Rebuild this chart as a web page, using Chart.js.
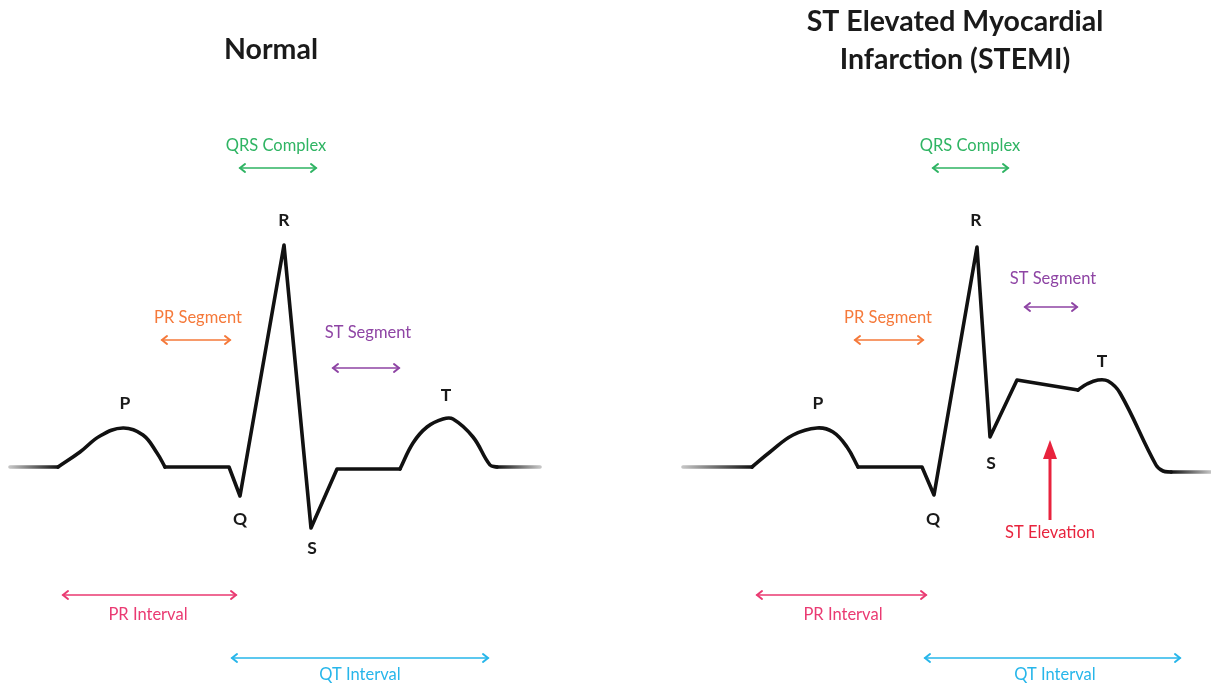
<!DOCTYPE html>
<html>
<head>
<meta charset="utf-8">
<script src="https://cdn.jsdelivr.net/npm/chart.js@4.4.1/dist/chart.umd.min.js"></script>
<style>
  html, body { margin: 0; padding: 0; background: #ffffff; overflow: hidden; }
  #wrap { width: 1211px; height: 686px; display: flex; }
  canvas { display: block; }
</style>
</head>
<body>
<div id="wrap">
  <canvas id="normal" width="606" height="686"></canvas>
  <canvas id="stemi" width="605" height="686"></canvas>
</div>
<script>
// ---- Data: time (ms) and voltage (mV) of each traced waveform ----
const normalTime = [20, 116, 160, 200, 246, 286, 314, 330, 458, 480, 568, 622, 674, 800, 826, 854, 886, 906, 946, 980, 994, 1080];
const normalVolt = [0, 0, 0.15, 0.31, 0.39, 0.32, 0.14, 0, 0, -0.29, 2.22, -0.61, -0.02, -0.02, 0.24, 0.40, 0.48, 0.48, 0.30, 0.02, 0, 0];

const stemiTime = [154, 292, 328, 374, 422, 454, 482, 504, 632, 656, 742, 768, 822, 944, 962, 984, 1004, 1028, 1100, 1114, 1130, 1210];
const stemiVolt = [0, 0, 0.15, 0.32, 0.39, 0.35, 0.20, 0, 0, -0.28, 2.20, 0.30, 0.87, 0.77, 0.83, 0.87, 0.86, 0.74, 0.02, -0.04, -0.05, -0.05];

// Portions of each trace: [fromIndex, toIndex, kind]
const traceParts = [[0, 1, 'fadeIn'], [1, 7, 'curve'], [7, 13, 'straight'], [13, 20, 'curve'], [20, 21, 'fadeOut']];

// Interval annotations: start / end time (ms)
const normalIntervals = {
  qrs: [480, 632], prSeg: [324, 460], stSeg: [666, 798], prInt: [126, 472], qtInt: [464, 976]
};
const stemiIntervals = {
  qrs: [654, 804], prSeg: [498, 634], stSeg: [838, 942], prInt: [302, 640], qtInt: [638, 1148]
};

const COLORS = {
  trace: '#111111', fade: '#c4c4c4', qrs: '#2fb463', prSeg: '#f5793a', stSeg: '#8e44a4',
  prInt: '#ea3a72', qtInt: '#27b6ea', stElev: '#e8233d', text: '#1a1a1a'
};
const FONT = 'Lato, "Open Sans", sans-serif';

function buildDatasets(times, volts) {
  return traceParts.map(([a, b, kind]) => {
    const pts = [];
    for (let i = a; i <= b; i++) pts.push({ x: times[i], y: volts[i] });
    const ds = {
      data: pts, showLine: true, pointRadius: 0, borderWidth: 3.6,
      borderCapStyle: 'round', borderJoinStyle: 'round', fill: false,
      tension: kind === 'curve' ? 0.4 : 0,
      borderColor: COLORS.trace
    };
    if (kind === 'fadeIn' || kind === 'fadeOut') {
      ds.borderColor = (ctx) => {
        const chart = ctx.chart;
        if (!chart.chartArea) return COLORS.trace;
        const xs = chart.scales.x;
        const x0 = xs.getPixelForValue(times[a]);
        const x1 = xs.getPixelForValue(times[b]);
        const g = chart.ctx.createLinearGradient(x0, 0, x1, 0);
        if (kind === 'fadeIn') { g.addColorStop(0, COLORS.fade); g.addColorStop(1, COLORS.trace); }
        else { g.addColorStop(0, COLORS.trace); g.addColorStop(1, COLORS.fade); }
        return g;
      };
    }
    return ds;
  });
}

function dblArrow(c, x0, x1, y, color) {
  c.save();
  c.strokeStyle = color; c.lineWidth = 1.6; c.lineCap = 'round';
  c.beginPath(); c.moveTo(x0, y); c.lineTo(x1, y); c.stroke();
  const h = 5;
  c.lineWidth = 2;
  c.beginPath();
  c.moveTo(x0 + h, y - h * 0.8); c.lineTo(x0, y); c.lineTo(x0 + h, y + h * 0.8);
  c.moveTo(x1 - h, y - h * 0.8); c.lineTo(x1, y); c.lineTo(x1 - h, y + h * 0.8);
  c.stroke();
  c.restore();
}

function txt(c, s, x, y, color, size, weight) {
  c.save();
  c.fillStyle = color;
  c.font = `${weight || 'normal'} ${size}px ${FONT}`;
  c.textAlign = 'center'; c.textBaseline = 'middle';
  c.fillText(s, x, y);
  c.restore();
}

function makeAnnotations(spec) {
  return {
    id: 'ecgNotes',
    afterDatasetsDraw(chart) {
      const c = chart.ctx, xs = chart.scales.x, ys = chart.scales.y;
      const X = v => xs.getPixelForValue(v), Y = v => ys.getPixelForValue(v);
      spec.titles.forEach(t => txt(c, t[0], X(t[1]), Y(t[2]), COLORS.text, 28.5, 'bold'));
      spec.letters.forEach(t => txt(c, t[0], X(t[1]), Y(t[2]), COLORS.text, 17.5, 'bold'));
      spec.spans.forEach(s => {
        const [key, label, lx, ly, ay] = s;
        const r = spec.intervals[key];
        txt(c, label, X(lx), Y(ly), COLORS[key], 16.5, 'normal');
        dblArrow(c, X(r[0]), X(r[1]), Y(ay), COLORS[key]);
      });
      if (spec.elevation) {
        const e = spec.elevation;
        const x = X(e.x), yb = Y(e.from), yt = Y(e.to);
        c.save();
        c.strokeStyle = COLORS.stElev; c.fillStyle = COLORS.stElev; c.lineWidth = 3;
        c.beginPath(); c.moveTo(x, yb); c.lineTo(x, yt + 16); c.stroke();
        c.beginPath(); c.moveTo(x, yt); c.lineTo(x - 7, yt + 19); c.lineTo(x + 7, yt + 19); c.closePath(); c.fill();
        c.restore();
        txt(c, e.label, X(e.lx), Y(e.ly), COLORS.stElev, 16.5, 'normal');
      }
    }
  };
}

function makeChart(id, times, volts, xMax, spec) {
  return new Chart(document.getElementById(id), {
    type: 'scatter',
    data: { datasets: buildDatasets(times, volts) },
    options: {
      responsive: false, animation: false, devicePixelRatio: 1,
      layout: { padding: 0 },
      plugins: { legend: { display: false }, tooltip: { enabled: false }, title: { display: false } },
      scales: {
        x: { type: 'linear', min: 0, max: xMax, display: false },
        y: { type: 'linear', min: -2.19, max: 4.67, display: false }
      }
    },
    plugins: [makeAnnotations(spec)]
  });
}

makeChart('normal', normalTime, normalVolt, 1212, {
  intervals: normalIntervals,
  titles: [['Normal', 542, 4.17]],
  letters: [['R', 568, 2.47], ['P', 250, 0.64], ['T', 892, 0.72], ['Q', 480, -0.52], ['S', 624, -0.81]],
  spans: [
    ['qrs', 'QRS Complex', 552, 3.21, 2.99],
    ['prSeg', 'PR Segment', 396, 1.49, 1.27],
    ['stSeg', 'ST Segment', 736, 1.34, 0.99],
    ['prInt', 'PR Interval', 296, -1.48, -1.28],
    ['qtInt', 'QT Interval', 720, -2.08, -1.91]
  ]
});

makeChart('stemi', stemiTime, stemiVolt, 1210, {
  intervals: stemiIntervals,
  titles: [['ST Elevated Myocardial', 698, 4.45], ['Infarction (STEMI)', 698, 4.07]],
  letters: [['R', 740, 2.47], ['P', 424, 0.64], ['T', 992, 1.06], ['Q', 654, -0.52], ['S', 770, 0.04]],
  spans: [
    ['qrs', 'QRS Complex', 728, 3.21, 2.99],
    ['prSeg', 'PR Segment', 564, 1.49, 1.27],
    ['stSeg', 'ST Segment', 894, 1.88, 1.60],
    ['prInt', 'PR Interval', 474, -1.48, -1.28],
    ['qtInt', 'QT Interval', 898, -2.08, -1.91]
  ],
  elevation: { x: 888, from: -0.53, to: 0.27, label: 'ST Elevation', lx: 888, ly: -0.66 }
});
</script>
</body>
</html>
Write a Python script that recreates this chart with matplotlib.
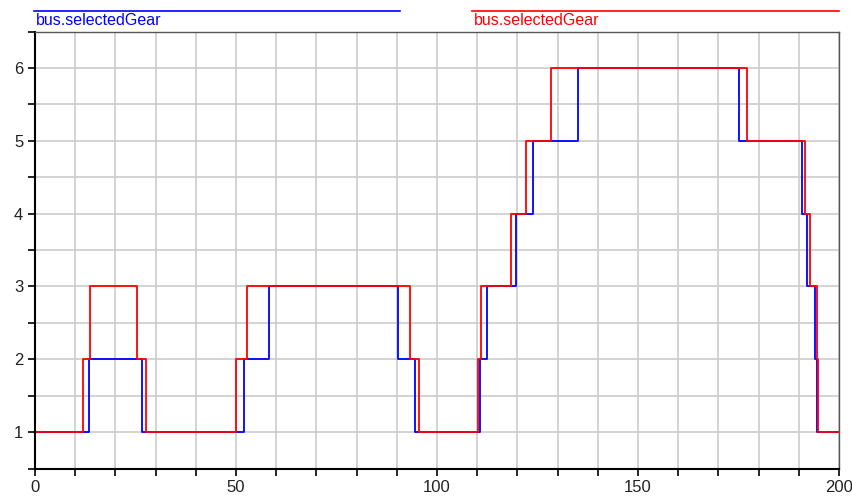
====
## Your goal
Reproduce each record above by retyping it exactly; omit all images.

## Response to the exercise
Rebuild this chart as a web page, using Chart.js.
<!DOCTYPE html>
<html>
<head>
<meta charset="utf-8">
<script src="https://cdn.jsdelivr.net/npm/chart.js@4.4.1/dist/chart.umd.min.js"></script>
<style>
  html, body { margin: 0; padding: 0; background: #ffffff; overflow: hidden; }
  #wrap { width: 1211px; height: 686px; display: flex; }
  canvas { display: block; }
</style>
</head>
<body>
<div id="wrap">
  <canvas id="normal" width="606" height="686"></canvas>
  <canvas id="stemi" width="605" height="686"></canvas>
</div>
<script>
// ---- Data: time (ms) and voltage (mV) of each traced waveform ----
const normalTime = [20, 116, 160, 200, 246, 286, 314, 330, 458, 480, 568, 622, 674, 800, 826, 854, 886, 906, 946, 980, 994, 1080];
const normalVolt = [0, 0, 0.15, 0.31, 0.39, 0.32, 0.14, 0, 0, -0.29, 2.22, -0.61, -0.02, -0.02, 0.24, 0.40, 0.48, 0.48, 0.30, 0.02, 0, 0];

const stemiTime = [154, 292, 328, 374, 422, 454, 482, 504, 632, 656, 742, 768, 822, 944, 962, 984, 1004, 1028, 1100, 1114, 1130, 1210];
const stemiVolt = [0, 0, 0.15, 0.32, 0.39, 0.35, 0.20, 0, 0, -0.28, 2.20, 0.30, 0.87, 0.77, 0.83, 0.87, 0.86, 0.74, 0.02, -0.04, -0.05, -0.05];

// Portions of each trace: [fromIndex, toIndex, kind]
const traceParts = [[0, 1, 'fadeIn'], [1, 7, 'curve'], [7, 13, 'straight'], [13, 20, 'curve'], [20, 21, 'fadeOut']];

// Interval annotations: start / end time (ms)
const normalIntervals = {
  qrs: [480, 632], prSeg: [324, 460], stSeg: [666, 798], prInt: [126, 472], qtInt: [464, 976]
};
const stemiIntervals = {
  qrs: [654, 804], prSeg: [498, 634], stSeg: [838, 942], prInt: [302, 640], qtInt: [638, 1148]
};

const COLORS = {
  trace: '#111111', fade: '#c4c4c4', qrs: '#2fb463', prSeg: '#f5793a', stSeg: '#8e44a4',
  prInt: '#ea3a72', qtInt: '#27b6ea', stElev: '#e8233d', text: '#1a1a1a'
};
const FONT = 'Lato, "Open Sans", sans-serif';

function buildDatasets(times, volts) {
  return traceParts.map(([a, b, kind]) => {
    const pts = [];
    for (let i = a; i <= b; i++) pts.push({ x: times[i], y: volts[i] });
    const ds = {
      data: pts, showLine: true, pointRadius: 0, borderWidth: 3.6,
      borderCapStyle: 'round', borderJoinStyle: 'round', fill: false,
      tension: kind === 'curve' ? 0.4 : 0,
      borderColor: COLORS.trace
    };
    if (kind === 'fadeIn' || kind === 'fadeOut') {
      ds.borderColor = (ctx) => {
        const chart = ctx.chart;
        if (!chart.chartArea) return COLORS.trace;
        const xs = chart.scales.x;
        const x0 = xs.getPixelForValue(times[a]);
        const x1 = xs.getPixelForValue(times[b]);
        const g = chart.ctx.createLinearGradient(x0, 0, x1, 0);
        if (kind === 'fadeIn') { g.addColorStop(0, COLORS.fade); g.addColorStop(1, COLORS.trace); }
        else { g.addColorStop(0, COLORS.trace); g.addColorStop(1, COLORS.fade); }
        return g;
      };
    }
    return ds;
  });
}

function dblArrow(c, x0, x1, y, color) {
  c.save();
  c.strokeStyle = color; c.lineWidth = 1.6; c.lineCap = 'round';
  c.beginPath(); c.moveTo(x0, y); c.lineTo(x1, y); c.stroke();
  const h = 5;
  c.lineWidth = 2;
  c.beginPath();
  c.moveTo(x0 + h, y - h * 0.8); c.lineTo(x0, y); c.lineTo(x0 + h, y + h * 0.8);
  c.moveTo(x1 - h, y - h * 0.8); c.lineTo(x1, y); c.lineTo(x1 - h, y + h * 0.8);
  c.stroke();
  c.restore();
}

function txt(c, s, x, y, color, size, weight) {
  c.save();
  c.fillStyle = color;
  c.font = `${weight || 'normal'} ${size}px ${FONT}`;
  c.textAlign = 'center'; c.textBaseline = 'middle';
  c.fillText(s, x, y);
  c.restore();
}

function makeAnnotations(spec) {
  return {
    id: 'ecgNotes',
    afterDatasetsDraw(chart) {
      const c = chart.ctx, xs = chart.scales.x, ys = chart.scales.y;
      const X = v => xs.getPixelForValue(v), Y = v => ys.getPixelForValue(v);
      spec.titles.forEach(t => txt(c, t[0], X(t[1]), Y(t[2]), COLORS.text, 28.5, 'bold'));
      spec.letters.forEach(t => txt(c, t[0], X(t[1]), Y(t[2]), COLORS.text, 17.5, 'bold'));
      spec.spans.forEach(s => {
        const [key, label, lx, ly, ay] = s;
        const r = spec.intervals[key];
        txt(c, label, X(lx), Y(ly), COLORS[key], 16.5, 'normal');
        dblArrow(c, X(r[0]), X(r[1]), Y(ay), COLORS[key]);
      });
      if (spec.elevation) {
        const e = spec.elevation;
        const x = X(e.x), yb = Y(e.from), yt = Y(e.to);
        c.save();
        c.strokeStyle = COLORS.stElev; c.fillStyle = COLORS.stElev; c.lineWidth = 3;
        c.beginPath(); c.moveTo(x, yb); c.lineTo(x, yt + 16); c.stroke();
        c.beginPath(); c.moveTo(x, yt); c.lineTo(x - 7, yt + 19); c.lineTo(x + 7, yt + 19); c.closePath(); c.fill();
        c.restore();
        txt(c, e.label, X(e.lx), Y(e.ly), COLORS.stElev, 16.5, 'normal');
      }
    }
  };
}

function makeChart(id, times, volts, xMax, spec) {
  return new Chart(document.getElementById(id), {
    type: 'scatter',
    data: { datasets: buildDatasets(times, volts) },
    options: {
      responsive: false, animation: false, devicePixelRatio: 1,
      layout: { padding: 0 },
      plugins: { legend: { display: false }, tooltip: { enabled: false }, title: { display: false } },
      scales: {
        x: { type: 'linear', min: 0, max: xMax, display: false },
        y: { type: 'linear', min: -2.19, max: 4.67, display: false }
      }
    },
    plugins: [makeAnnotations(spec)]
  });
}

makeChart('normal', normalTime, normalVolt, 1212, {
  intervals: normalIntervals,
  titles: [['Normal', 542, 4.17]],
  letters: [['R', 568, 2.47], ['P', 250, 0.64], ['T', 892, 0.72], ['Q', 480, -0.52], ['S', 624, -0.81]],
  spans: [
    ['qrs', 'QRS Complex', 552, 3.21, 2.99],
    ['prSeg', 'PR Segment', 396, 1.49, 1.27],
    ['stSeg', 'ST Segment', 736, 1.34, 0.99],
    ['prInt', 'PR Interval', 296, -1.48, -1.28],
    ['qtInt', 'QT Interval', 720, -2.08, -1.91]
  ]
});

makeChart('stemi', stemiTime, stemiVolt, 1210, {
  intervals: stemiIntervals,
  titles: [['ST Elevated Myocardial', 698, 4.45], ['Infarction (STEMI)', 698, 4.07]],
  letters: [['R', 740, 2.47], ['P', 424, 0.64], ['T', 992, 1.06], ['Q', 654, -0.52], ['S', 770, 0.04]],
  spans: [
    ['qrs', 'QRS Complex', 728, 3.21, 2.99],
    ['prSeg', 'PR Segment', 564, 1.49, 1.27],
    ['stSeg', 'ST Segment', 894, 1.88, 1.60],
    ['prInt', 'PR Interval', 474, -1.48, -1.28],
    ['qtInt', 'QT Interval', 898, -2.08, -1.91]
  ],
  elevation: { x: 888, from: -0.53, to: 0.27, label: 'ST Elevation', lx: 888, ly: -0.66 }
});
</script>
</body>
</html>
Write a Python script that recreates this chart with matplotlib.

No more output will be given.